- [SUPPLIED MATERIAL]:
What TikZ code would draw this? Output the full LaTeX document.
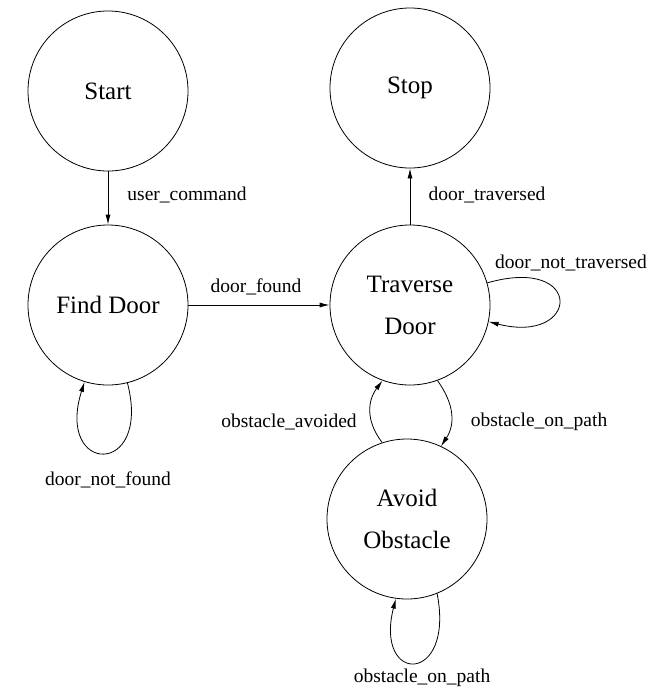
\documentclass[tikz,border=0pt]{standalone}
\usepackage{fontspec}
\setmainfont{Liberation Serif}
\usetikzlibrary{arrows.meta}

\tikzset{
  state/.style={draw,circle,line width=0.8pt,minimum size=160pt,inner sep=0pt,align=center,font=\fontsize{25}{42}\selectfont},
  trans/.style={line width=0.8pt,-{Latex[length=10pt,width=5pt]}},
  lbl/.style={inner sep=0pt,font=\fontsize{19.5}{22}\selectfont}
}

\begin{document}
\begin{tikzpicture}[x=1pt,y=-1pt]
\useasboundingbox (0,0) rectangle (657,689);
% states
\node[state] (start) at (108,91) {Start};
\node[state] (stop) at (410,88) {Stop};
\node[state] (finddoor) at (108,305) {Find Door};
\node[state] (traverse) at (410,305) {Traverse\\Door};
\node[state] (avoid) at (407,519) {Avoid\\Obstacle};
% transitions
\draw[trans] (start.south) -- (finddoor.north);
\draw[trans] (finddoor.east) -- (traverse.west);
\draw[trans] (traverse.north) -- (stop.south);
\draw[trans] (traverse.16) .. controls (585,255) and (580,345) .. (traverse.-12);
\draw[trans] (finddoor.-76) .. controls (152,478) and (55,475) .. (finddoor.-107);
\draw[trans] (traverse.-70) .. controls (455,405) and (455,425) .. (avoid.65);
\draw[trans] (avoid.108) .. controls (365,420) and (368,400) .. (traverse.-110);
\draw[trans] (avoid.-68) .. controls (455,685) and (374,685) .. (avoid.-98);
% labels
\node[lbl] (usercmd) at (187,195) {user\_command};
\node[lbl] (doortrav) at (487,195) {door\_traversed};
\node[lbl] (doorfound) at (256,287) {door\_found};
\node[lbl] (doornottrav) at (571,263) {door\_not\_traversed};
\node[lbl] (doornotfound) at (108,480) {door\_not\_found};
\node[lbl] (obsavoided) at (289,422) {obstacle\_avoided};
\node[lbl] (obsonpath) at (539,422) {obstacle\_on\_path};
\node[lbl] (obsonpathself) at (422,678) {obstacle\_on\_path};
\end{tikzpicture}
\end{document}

- [TASK TO CARRY OUT]:
Print the complete listing exactly, apart from any pictures.

- [SOLUTION]:
What TikZ code would draw this? Output the full LaTeX document.
\documentclass[tikz,border=0pt]{standalone}
\usepackage{fontspec}
\setmainfont{Liberation Serif}
\usetikzlibrary{arrows.meta}

\tikzset{
  state/.style={draw,circle,line width=0.8pt,minimum size=160pt,inner sep=0pt,align=center,font=\fontsize{25}{42}\selectfont},
  trans/.style={line width=0.8pt,-{Latex[length=10pt,width=5pt]}},
  lbl/.style={inner sep=0pt,font=\fontsize{19.5}{22}\selectfont}
}

\begin{document}
\begin{tikzpicture}[x=1pt,y=-1pt]
\useasboundingbox (0,0) rectangle (657,689);
% states
\node[state] (start) at (108,91) {Start};
\node[state] (stop) at (410,88) {Stop};
\node[state] (finddoor) at (108,305) {Find Door};
\node[state] (traverse) at (410,305) {Traverse\\Door};
\node[state] (avoid) at (407,519) {Avoid\\Obstacle};
% transitions
\draw[trans] (start.south) -- (finddoor.north);
\draw[trans] (finddoor.east) -- (traverse.west);
\draw[trans] (traverse.north) -- (stop.south);
\draw[trans] (traverse.16) .. controls (585,255) and (580,345) .. (traverse.-12);
\draw[trans] (finddoor.-76) .. controls (152,478) and (55,475) .. (finddoor.-107);
\draw[trans] (traverse.-70) .. controls (455,405) and (455,425) .. (avoid.65);
\draw[trans] (avoid.108) .. controls (365,420) and (368,400) .. (traverse.-110);
\draw[trans] (avoid.-68) .. controls (455,685) and (374,685) .. (avoid.-98);
% labels
\node[lbl] (usercmd) at (187,195) {user\_command};
\node[lbl] (doortrav) at (487,195) {door\_traversed};
\node[lbl] (doorfound) at (256,287) {door\_found};
\node[lbl] (doornottrav) at (571,263) {door\_not\_traversed};
\node[lbl] (doornotfound) at (108,480) {door\_not\_found};
\node[lbl] (obsavoided) at (289,422) {obstacle\_avoided};
\node[lbl] (obsonpath) at (539,422) {obstacle\_on\_path};
\node[lbl] (obsonpathself) at (422,678) {obstacle\_on\_path};
\end{tikzpicture}
\end{document}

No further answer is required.